Nikki Haley’s Foreign Policy ‘Principles’ and China
In a Foreign Affairsarticle about China policy, Nikki Haley makes some remarkable claims that would almost be funny if she weren’t serious:
But the United States is not an empire. Ours is a democratic country that takes pride in respecting the rights of other countries and peoples. In foreign policy, we don’t always live up to our principles, nor do we always make the wisest decisions. But we don’t just do whatever we can get away with, either.
One principle that guides U.S. foreign policy is that countries should respect what belongs to other countries.
Haley is making these false assertions about U.S. foreign policy to draw a sharper contrast with China, but this part of her argument falls apart under minimal scrutiny. There are numerous examples of how the U.S. definitely just does “whatever we can get away with,” tramples on the rights of other countries, and fails to respect what belongs to them. Sovereignty is something that every country has, and it is something that every government is supposed to respect, but our government’s record over at least the last thirty years has been one of routinely violating the sovereignty of other states as and when it pleased our leaders to do so. Our government has spent much of the last thirty years launching airstrikes, sending in special forces, invading, toppling governments, and occupying other countries. Among other things, the U.S. has been maintaining an illegal military presence in Syria for almost five years, and aiding and abetting the Saudi coalition in the destruction and starvation of Yemen for more than four years. If another country happens to be run by people that our government doesn’t approve of, the rights of that country and its people don’t matter in the least to our government. Haley should be familiar with this because she helped cover up for the Trump administration’s abuse of other nations while she served as ambassador to the U.N.
The U.S. also wages unilateral economic wars against whole countries if their governments refuse to yield to Washington’s demands. Our government deprives other nations of access to financial networks and legitimate commerce all the time. Currently, the U.S. is inflicting devastating collective punishment on Venezuela and Iran in an effort to destabilize and bring down their governments. We don’t respect the rights of those countries, and we definitely don’t respect the rights of the people in either place.

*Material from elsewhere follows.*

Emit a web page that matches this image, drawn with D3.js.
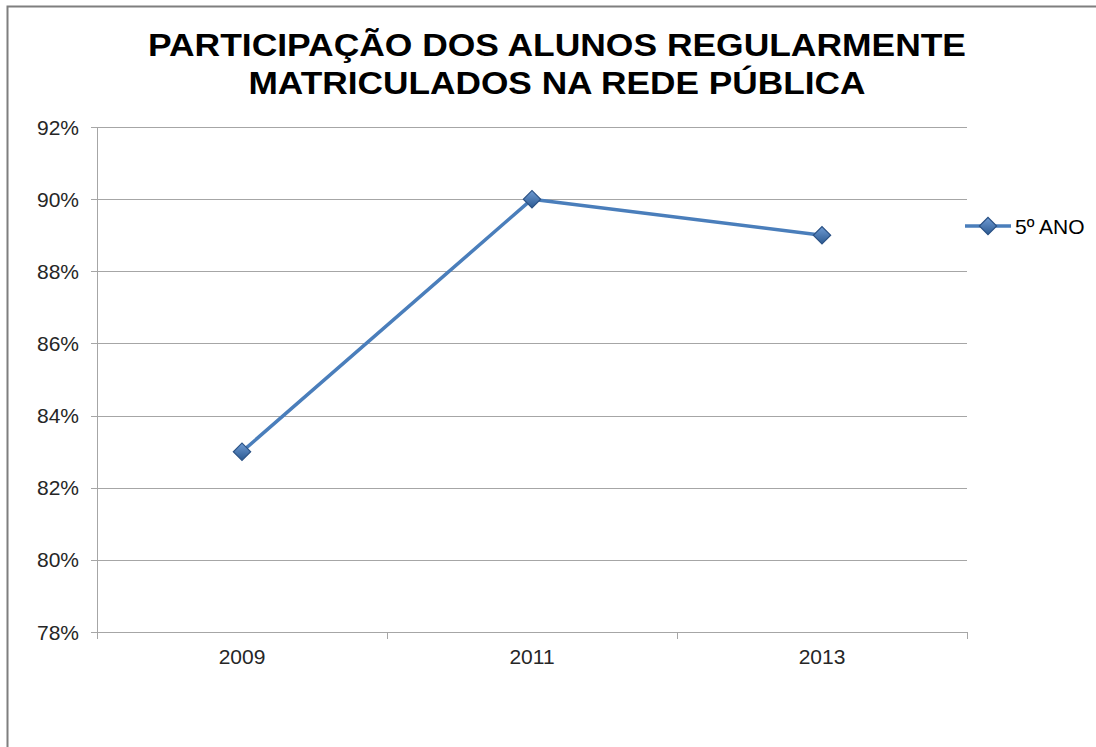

The point here is not just to complain that Haley is whitewashing our government’s record. The bigger problem here is that she presents this fantasy of principled foreign policy behavior to support her argument for a more aggressive and confrontational China policy that the U.S. can’t afford and doesn’t need. Haley tells us that “it is necessary for us to think creatively and courageously—and without any illusions about our adversary’s intentions,” but in rehearsing her song and dance about a threat from China that is exactly what Haley has failed to do. She indulges illusions about China’s intentions so that she can make it seem as if they pose a real threat to our vital interests. She calls for thinking creatively and courageously, but ends up offering the most complacent, bog-standard arguments for the usual hawkish measures. Apart from some vague gestures towards using diplomacy to rally allied support, Haley’s recommendations boil down to punitive economic measures and increased military spending. When she includes a call for massive spending on the nuclear arsenal (“[w]e must also modernize our long-neglected nuclear infrastructure”), you know that this is just an attempt to use China as an excuse to fritter away more money on weapons that have nothing to do with countering China.
Treating China as an adversary in the way that Haley wants will have significant costs that she doesn’t account for and doesn’t even bother to acknowledge. She is calling for a “whole of nation” mobilization of resources and effort to oppose China when there is no need for one. Haley’s proposal is a huge overreaction that seeks to use an exaggerated threat from China to justify higher military spending that Haley probably already wanted. “We must act now, before it’s too late,” she concludes melodramatically. This is a line that con artists use to try to rush their marks into agreeing to do something stupid that they wouldn’t do if they stopped to think about it. Haley’s “vision” for “how to win against China” is a myopic and dangerous one, and we should reject it.